_Dataset entries:_
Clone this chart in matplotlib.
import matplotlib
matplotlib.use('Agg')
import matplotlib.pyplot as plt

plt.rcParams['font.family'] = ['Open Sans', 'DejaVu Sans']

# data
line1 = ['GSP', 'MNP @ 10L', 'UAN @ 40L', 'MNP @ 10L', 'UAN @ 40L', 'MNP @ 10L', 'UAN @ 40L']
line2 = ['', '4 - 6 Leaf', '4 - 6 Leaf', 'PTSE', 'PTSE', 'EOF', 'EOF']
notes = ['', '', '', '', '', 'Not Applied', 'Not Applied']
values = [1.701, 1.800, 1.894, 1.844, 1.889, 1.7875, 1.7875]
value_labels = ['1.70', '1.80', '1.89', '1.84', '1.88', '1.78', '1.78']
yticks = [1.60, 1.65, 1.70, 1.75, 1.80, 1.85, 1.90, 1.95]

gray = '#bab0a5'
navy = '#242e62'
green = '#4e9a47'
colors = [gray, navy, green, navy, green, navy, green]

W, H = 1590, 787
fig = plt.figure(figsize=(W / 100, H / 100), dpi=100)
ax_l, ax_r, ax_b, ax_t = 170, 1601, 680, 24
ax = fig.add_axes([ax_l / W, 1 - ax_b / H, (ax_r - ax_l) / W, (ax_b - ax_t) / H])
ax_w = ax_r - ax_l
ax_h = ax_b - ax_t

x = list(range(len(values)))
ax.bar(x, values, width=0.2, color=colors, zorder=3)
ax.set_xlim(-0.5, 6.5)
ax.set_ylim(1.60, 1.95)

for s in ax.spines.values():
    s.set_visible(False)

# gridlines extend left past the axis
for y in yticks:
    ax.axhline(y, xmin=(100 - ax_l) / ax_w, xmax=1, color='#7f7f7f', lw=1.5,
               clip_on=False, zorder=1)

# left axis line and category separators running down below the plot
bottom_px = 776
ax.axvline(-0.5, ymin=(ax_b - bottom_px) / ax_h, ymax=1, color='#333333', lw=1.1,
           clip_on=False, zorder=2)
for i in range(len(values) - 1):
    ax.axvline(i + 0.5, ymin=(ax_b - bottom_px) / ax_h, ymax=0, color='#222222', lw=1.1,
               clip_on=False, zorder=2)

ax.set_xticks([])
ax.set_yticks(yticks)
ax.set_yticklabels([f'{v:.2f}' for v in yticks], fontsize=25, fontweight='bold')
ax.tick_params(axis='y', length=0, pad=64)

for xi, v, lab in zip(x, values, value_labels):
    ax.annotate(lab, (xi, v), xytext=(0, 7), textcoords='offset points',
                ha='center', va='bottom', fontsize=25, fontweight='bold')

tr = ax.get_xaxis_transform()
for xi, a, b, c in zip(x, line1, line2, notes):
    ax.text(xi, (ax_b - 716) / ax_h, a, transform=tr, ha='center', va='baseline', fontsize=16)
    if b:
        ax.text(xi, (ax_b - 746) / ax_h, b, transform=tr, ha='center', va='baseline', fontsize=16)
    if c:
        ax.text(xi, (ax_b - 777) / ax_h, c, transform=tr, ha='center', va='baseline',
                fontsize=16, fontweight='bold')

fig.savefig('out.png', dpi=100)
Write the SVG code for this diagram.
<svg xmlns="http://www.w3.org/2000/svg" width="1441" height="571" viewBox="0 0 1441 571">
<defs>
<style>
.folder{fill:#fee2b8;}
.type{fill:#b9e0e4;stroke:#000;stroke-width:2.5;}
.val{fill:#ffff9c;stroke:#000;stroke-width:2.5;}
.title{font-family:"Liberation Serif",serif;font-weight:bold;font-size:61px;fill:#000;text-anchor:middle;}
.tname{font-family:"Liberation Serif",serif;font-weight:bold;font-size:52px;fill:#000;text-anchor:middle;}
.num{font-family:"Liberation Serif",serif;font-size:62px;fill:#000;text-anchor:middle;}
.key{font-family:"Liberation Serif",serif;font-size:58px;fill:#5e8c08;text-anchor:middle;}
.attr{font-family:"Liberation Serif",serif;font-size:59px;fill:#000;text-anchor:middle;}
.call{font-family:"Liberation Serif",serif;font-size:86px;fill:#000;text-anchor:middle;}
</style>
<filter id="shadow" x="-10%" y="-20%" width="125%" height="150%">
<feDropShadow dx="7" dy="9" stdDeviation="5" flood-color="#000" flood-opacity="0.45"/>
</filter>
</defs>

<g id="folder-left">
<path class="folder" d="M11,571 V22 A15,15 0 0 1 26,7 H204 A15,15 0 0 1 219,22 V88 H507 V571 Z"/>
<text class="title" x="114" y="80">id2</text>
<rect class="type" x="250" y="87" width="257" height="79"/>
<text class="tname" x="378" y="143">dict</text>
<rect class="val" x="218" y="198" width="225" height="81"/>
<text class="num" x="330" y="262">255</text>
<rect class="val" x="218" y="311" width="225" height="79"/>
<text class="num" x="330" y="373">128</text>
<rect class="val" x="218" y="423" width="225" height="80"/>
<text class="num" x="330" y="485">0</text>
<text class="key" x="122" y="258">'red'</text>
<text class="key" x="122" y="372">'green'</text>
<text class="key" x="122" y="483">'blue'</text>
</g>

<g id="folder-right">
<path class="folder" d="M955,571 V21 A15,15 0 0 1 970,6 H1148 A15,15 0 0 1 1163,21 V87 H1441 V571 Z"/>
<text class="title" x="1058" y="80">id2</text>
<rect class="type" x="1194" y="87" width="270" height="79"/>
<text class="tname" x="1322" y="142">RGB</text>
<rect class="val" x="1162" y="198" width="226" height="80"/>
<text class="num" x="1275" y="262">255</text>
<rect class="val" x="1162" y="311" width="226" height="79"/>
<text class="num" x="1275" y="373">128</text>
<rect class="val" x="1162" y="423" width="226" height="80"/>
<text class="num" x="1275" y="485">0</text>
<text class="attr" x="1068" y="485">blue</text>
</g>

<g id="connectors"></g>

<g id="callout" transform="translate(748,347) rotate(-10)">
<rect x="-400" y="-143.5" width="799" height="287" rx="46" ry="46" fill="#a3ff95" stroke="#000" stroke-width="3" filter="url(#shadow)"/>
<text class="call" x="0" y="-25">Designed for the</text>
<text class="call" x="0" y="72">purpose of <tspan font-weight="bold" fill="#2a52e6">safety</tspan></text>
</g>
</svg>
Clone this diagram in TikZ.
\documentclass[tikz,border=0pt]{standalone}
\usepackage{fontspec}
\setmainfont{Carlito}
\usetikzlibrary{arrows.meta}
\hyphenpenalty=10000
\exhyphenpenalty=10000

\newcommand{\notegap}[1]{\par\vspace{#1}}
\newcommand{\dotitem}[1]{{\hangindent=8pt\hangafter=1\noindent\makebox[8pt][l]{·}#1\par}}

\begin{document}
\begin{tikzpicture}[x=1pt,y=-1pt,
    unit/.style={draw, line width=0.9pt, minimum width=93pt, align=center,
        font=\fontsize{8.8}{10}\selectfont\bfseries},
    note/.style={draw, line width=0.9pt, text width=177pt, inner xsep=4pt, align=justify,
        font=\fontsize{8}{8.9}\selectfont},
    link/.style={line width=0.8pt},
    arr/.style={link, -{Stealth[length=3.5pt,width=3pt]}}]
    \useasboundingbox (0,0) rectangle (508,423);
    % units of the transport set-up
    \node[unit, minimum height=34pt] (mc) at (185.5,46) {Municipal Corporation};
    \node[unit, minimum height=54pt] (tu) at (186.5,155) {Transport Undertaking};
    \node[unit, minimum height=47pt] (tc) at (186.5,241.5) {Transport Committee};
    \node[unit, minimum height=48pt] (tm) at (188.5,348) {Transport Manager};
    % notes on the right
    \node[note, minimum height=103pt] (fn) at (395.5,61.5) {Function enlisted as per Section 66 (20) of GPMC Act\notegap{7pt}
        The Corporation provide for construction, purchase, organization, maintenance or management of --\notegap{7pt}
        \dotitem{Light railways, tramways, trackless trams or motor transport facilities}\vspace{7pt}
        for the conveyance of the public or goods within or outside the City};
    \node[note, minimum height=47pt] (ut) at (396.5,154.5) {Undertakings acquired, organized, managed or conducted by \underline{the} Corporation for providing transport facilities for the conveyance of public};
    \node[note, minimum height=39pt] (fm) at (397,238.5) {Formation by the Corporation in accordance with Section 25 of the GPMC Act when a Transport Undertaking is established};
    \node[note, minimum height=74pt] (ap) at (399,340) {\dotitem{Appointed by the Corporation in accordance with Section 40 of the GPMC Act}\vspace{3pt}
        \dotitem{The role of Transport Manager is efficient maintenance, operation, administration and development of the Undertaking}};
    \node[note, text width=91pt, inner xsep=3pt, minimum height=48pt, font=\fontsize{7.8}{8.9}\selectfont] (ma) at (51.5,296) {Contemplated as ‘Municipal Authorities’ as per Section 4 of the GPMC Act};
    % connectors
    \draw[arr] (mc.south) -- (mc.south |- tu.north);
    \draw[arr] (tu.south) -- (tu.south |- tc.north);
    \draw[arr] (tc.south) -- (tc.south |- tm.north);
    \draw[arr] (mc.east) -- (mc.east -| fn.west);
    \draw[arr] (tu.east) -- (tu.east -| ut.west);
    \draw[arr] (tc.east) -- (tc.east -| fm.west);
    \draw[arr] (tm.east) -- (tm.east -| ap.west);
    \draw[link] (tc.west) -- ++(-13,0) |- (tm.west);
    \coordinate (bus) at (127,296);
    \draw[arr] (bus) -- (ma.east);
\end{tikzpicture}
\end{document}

_Stated task:_ The answer should consist of the lines from the first line of the entries through the line with "ax_h = ax_b - ax_t", copied exactly.

_The completed task:_
Clone this chart in matplotlib.
import matplotlib
matplotlib.use('Agg')
import matplotlib.pyplot as plt

plt.rcParams['font.family'] = ['Open Sans', 'DejaVu Sans']

# data
line1 = ['GSP', 'MNP @ 10L', 'UAN @ 40L', 'MNP @ 10L', 'UAN @ 40L', 'MNP @ 10L', 'UAN @ 40L']
line2 = ['', '4 - 6 Leaf', '4 - 6 Leaf', 'PTSE', 'PTSE', 'EOF', 'EOF']
notes = ['', '', '', '', '', 'Not Applied', 'Not Applied']
values = [1.701, 1.800, 1.894, 1.844, 1.889, 1.7875, 1.7875]
value_labels = ['1.70', '1.80', '1.89', '1.84', '1.88', '1.78', '1.78']
yticks = [1.60, 1.65, 1.70, 1.75, 1.80, 1.85, 1.90, 1.95]

gray = '#bab0a5'
navy = '#242e62'
green = '#4e9a47'
colors = [gray, navy, green, navy, green, navy, green]

W, H = 1590, 787
fig = plt.figure(figsize=(W / 100, H / 100), dpi=100)
ax_l, ax_r, ax_b, ax_t = 170, 1601, 680, 24
ax = fig.add_axes([ax_l / W, 1 - ax_b / H, (ax_r - ax_l) / W, (ax_b - ax_t) / H])
ax_w = ax_r - ax_l
ax_h = ax_b - ax_t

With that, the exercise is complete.